* Work to be completed: Starting at the first line of the data, please print exactly those lines through the one that holds "818, 834, 847]", omitting every picture.

* Data for processing:

═══

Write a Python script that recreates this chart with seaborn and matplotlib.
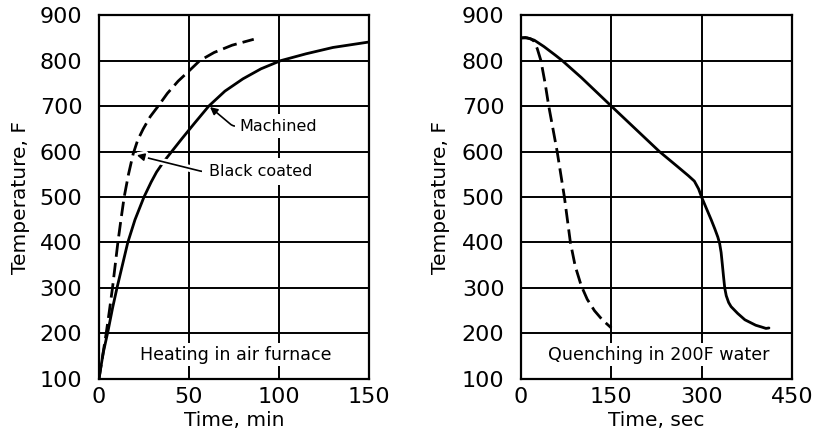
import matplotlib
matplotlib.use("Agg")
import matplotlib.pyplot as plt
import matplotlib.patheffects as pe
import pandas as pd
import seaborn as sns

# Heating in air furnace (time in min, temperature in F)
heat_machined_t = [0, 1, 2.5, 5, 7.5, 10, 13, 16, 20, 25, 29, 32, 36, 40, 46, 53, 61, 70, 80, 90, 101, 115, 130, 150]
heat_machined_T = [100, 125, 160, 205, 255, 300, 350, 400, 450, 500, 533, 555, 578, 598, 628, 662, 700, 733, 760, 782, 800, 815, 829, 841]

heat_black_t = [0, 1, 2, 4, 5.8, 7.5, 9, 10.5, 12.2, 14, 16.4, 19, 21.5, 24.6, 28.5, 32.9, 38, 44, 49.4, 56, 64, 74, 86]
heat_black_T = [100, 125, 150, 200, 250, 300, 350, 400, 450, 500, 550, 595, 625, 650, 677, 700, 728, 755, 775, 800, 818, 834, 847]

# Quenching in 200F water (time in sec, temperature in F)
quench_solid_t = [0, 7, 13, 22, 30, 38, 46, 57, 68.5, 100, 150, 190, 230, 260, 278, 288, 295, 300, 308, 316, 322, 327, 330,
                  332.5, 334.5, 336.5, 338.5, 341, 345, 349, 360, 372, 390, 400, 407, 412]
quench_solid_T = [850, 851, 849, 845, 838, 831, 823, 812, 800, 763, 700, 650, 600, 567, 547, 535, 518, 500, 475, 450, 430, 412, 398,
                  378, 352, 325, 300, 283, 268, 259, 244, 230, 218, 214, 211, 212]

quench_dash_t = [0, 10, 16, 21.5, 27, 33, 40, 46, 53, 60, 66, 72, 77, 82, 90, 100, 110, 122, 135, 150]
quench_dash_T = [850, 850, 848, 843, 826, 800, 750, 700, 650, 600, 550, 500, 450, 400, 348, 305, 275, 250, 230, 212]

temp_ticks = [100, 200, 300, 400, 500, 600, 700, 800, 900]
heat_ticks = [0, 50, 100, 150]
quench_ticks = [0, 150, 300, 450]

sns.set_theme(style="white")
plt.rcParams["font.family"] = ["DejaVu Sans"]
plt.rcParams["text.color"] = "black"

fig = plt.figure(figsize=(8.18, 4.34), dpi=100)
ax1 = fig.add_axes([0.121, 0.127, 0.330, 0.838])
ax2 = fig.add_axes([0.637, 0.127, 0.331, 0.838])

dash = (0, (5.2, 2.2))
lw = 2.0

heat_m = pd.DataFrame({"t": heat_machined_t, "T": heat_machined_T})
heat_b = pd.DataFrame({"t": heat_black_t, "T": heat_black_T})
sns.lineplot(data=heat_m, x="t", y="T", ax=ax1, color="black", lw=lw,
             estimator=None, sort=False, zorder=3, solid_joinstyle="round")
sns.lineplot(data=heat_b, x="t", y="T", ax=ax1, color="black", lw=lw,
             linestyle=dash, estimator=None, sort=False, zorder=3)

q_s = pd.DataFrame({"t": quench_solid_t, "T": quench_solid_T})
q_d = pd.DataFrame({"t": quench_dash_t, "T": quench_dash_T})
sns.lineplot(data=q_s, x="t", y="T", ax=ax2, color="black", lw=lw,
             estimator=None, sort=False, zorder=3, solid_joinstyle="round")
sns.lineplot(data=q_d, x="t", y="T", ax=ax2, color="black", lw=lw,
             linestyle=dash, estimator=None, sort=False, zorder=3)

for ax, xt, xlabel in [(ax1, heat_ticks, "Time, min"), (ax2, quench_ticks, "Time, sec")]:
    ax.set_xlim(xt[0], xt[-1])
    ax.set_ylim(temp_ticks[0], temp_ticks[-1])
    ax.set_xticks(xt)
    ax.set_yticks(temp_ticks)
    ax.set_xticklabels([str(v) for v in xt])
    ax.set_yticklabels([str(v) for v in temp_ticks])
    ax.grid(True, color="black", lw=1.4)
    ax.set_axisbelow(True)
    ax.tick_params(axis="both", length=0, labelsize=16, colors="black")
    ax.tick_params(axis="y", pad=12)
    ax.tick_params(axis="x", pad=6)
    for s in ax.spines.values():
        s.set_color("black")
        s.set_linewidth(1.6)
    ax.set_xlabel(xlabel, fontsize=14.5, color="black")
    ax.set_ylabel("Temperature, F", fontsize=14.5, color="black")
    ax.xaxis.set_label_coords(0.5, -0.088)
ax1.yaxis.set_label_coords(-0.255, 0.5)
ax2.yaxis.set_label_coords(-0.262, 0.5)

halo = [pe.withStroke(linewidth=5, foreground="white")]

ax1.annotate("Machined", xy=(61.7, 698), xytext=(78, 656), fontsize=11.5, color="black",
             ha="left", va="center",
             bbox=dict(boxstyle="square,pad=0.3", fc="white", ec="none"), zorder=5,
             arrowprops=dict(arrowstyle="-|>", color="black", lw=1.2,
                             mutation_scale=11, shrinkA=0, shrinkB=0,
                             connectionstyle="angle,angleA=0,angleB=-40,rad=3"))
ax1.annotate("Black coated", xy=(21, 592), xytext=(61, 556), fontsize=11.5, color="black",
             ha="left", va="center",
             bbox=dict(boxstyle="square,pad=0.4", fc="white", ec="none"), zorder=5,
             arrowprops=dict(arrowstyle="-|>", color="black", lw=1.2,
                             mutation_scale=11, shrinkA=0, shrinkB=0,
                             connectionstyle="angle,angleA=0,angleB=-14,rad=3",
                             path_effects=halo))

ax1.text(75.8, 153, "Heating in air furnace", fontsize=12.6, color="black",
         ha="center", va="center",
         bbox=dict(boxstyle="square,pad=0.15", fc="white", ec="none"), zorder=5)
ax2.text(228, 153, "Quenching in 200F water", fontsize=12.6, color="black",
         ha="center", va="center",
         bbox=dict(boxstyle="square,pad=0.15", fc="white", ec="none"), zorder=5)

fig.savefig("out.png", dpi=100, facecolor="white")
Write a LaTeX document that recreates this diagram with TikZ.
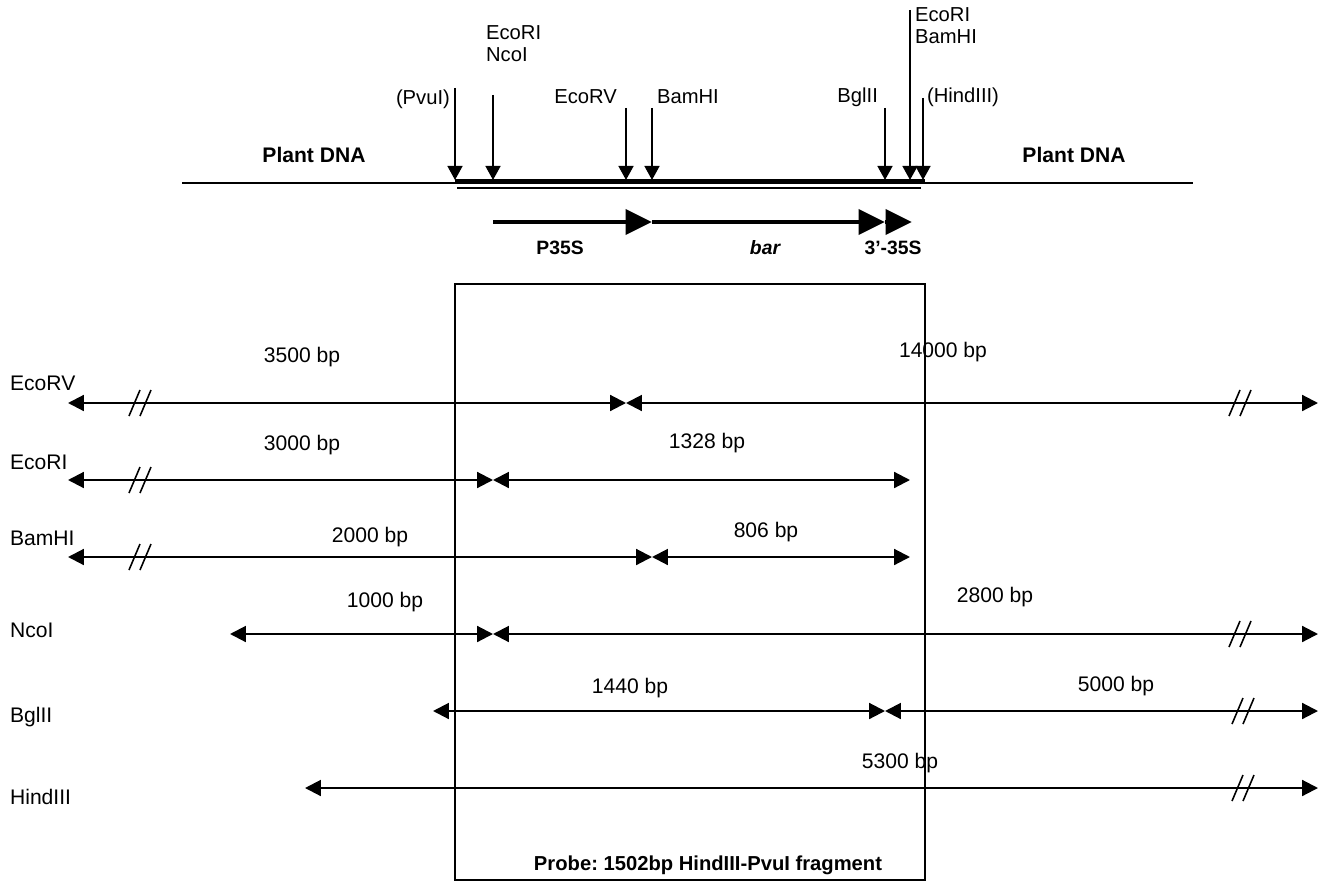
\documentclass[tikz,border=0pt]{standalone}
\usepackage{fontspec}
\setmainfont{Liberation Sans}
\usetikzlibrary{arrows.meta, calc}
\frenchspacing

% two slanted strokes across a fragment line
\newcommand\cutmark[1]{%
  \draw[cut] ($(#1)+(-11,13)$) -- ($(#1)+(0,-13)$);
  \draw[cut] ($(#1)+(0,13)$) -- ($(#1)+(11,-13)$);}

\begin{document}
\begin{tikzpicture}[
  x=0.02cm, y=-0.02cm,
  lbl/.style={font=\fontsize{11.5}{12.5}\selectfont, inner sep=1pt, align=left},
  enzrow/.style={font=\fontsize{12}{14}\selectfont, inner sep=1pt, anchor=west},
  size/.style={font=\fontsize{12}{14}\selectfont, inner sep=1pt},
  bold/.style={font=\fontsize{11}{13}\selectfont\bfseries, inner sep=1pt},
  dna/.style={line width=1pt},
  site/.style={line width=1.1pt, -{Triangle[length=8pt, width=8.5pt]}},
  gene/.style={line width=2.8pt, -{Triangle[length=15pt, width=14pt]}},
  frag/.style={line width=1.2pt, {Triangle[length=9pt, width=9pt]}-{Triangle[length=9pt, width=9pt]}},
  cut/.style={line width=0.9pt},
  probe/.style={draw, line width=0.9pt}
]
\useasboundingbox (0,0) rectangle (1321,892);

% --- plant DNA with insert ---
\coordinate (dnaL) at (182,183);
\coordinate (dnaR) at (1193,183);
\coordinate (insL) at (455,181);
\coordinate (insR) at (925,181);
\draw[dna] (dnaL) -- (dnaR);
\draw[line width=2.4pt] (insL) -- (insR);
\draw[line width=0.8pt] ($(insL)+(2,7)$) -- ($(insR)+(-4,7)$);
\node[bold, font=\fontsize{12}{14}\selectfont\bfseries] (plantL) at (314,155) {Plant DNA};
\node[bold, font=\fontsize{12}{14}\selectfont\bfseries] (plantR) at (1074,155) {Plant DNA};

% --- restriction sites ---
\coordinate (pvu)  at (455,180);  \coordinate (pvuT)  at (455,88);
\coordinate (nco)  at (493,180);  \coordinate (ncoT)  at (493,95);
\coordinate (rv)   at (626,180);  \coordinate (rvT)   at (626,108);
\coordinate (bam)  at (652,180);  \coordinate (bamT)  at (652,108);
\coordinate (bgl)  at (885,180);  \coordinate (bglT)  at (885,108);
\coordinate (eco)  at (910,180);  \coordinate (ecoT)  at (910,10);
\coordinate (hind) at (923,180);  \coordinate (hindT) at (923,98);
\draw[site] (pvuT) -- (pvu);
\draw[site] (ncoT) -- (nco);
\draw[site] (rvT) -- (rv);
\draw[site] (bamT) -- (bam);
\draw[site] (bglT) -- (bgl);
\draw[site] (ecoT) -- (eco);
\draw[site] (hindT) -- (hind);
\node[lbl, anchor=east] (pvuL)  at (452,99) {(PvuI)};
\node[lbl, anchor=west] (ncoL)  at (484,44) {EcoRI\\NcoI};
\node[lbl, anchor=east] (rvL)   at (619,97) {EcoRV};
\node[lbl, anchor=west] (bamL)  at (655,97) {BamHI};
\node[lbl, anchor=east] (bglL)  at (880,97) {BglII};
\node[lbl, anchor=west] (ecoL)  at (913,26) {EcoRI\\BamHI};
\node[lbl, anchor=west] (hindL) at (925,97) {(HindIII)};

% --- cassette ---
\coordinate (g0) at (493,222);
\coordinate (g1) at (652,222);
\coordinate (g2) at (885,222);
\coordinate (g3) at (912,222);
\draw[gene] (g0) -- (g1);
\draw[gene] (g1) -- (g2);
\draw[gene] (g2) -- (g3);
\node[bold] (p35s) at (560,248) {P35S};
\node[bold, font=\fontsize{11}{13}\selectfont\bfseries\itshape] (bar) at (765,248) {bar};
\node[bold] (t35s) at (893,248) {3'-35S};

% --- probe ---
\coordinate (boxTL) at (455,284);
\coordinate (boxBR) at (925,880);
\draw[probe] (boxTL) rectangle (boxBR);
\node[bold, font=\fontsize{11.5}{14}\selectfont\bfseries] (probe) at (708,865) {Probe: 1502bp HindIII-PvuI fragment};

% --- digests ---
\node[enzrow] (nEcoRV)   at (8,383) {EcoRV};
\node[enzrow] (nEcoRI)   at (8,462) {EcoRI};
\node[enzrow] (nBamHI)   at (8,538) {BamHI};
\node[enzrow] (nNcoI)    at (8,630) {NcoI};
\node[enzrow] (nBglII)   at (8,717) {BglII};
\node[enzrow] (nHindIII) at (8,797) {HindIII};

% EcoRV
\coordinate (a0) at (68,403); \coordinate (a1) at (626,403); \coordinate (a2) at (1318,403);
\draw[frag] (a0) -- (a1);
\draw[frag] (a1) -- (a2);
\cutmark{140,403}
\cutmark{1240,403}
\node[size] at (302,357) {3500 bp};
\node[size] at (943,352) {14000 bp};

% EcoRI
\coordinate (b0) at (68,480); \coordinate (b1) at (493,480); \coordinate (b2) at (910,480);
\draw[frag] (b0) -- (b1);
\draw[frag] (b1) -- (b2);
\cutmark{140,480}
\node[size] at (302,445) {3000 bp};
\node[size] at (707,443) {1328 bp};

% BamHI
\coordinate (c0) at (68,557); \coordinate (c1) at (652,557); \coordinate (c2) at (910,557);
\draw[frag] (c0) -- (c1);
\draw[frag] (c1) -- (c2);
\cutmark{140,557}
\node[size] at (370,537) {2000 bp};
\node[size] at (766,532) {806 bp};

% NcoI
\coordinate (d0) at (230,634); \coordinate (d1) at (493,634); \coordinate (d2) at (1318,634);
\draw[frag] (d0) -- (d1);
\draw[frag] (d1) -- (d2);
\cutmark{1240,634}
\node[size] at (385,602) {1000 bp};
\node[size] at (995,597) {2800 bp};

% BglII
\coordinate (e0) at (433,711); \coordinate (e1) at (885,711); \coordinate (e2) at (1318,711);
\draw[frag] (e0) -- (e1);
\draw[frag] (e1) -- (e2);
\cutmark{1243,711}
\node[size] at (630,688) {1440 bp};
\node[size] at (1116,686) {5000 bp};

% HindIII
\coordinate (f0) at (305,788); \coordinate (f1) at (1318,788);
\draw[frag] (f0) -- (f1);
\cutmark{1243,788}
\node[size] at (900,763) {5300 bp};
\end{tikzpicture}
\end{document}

═══

* The solution:
Write a Python script that recreates this chart with seaborn and matplotlib.
import matplotlib
matplotlib.use("Agg")
import matplotlib.pyplot as plt
import matplotlib.patheffects as pe
import pandas as pd
import seaborn as sns

# Heating in air furnace (time in min, temperature in F)
heat_machined_t = [0, 1, 2.5, 5, 7.5, 10, 13, 16, 20, 25, 29, 32, 36, 40, 46, 53, 61, 70, 80, 90, 101, 115, 130, 150]
heat_machined_T = [100, 125, 160, 205, 255, 300, 350, 400, 450, 500, 533, 555, 578, 598, 628, 662, 700, 733, 760, 782, 800, 815, 829, 841]

heat_black_t = [0, 1, 2, 4, 5.8, 7.5, 9, 10.5, 12.2, 14, 16.4, 19, 21.5, 24.6, 28.5, 32.9, 38, 44, 49.4, 56, 64, 74, 86]
heat_black_T = [100, 125, 150, 200, 250, 300, 350, 400, 450, 500, 550, 595, 625, 650, 677, 700, 728, 755, 775, 800, 818, 834, 847]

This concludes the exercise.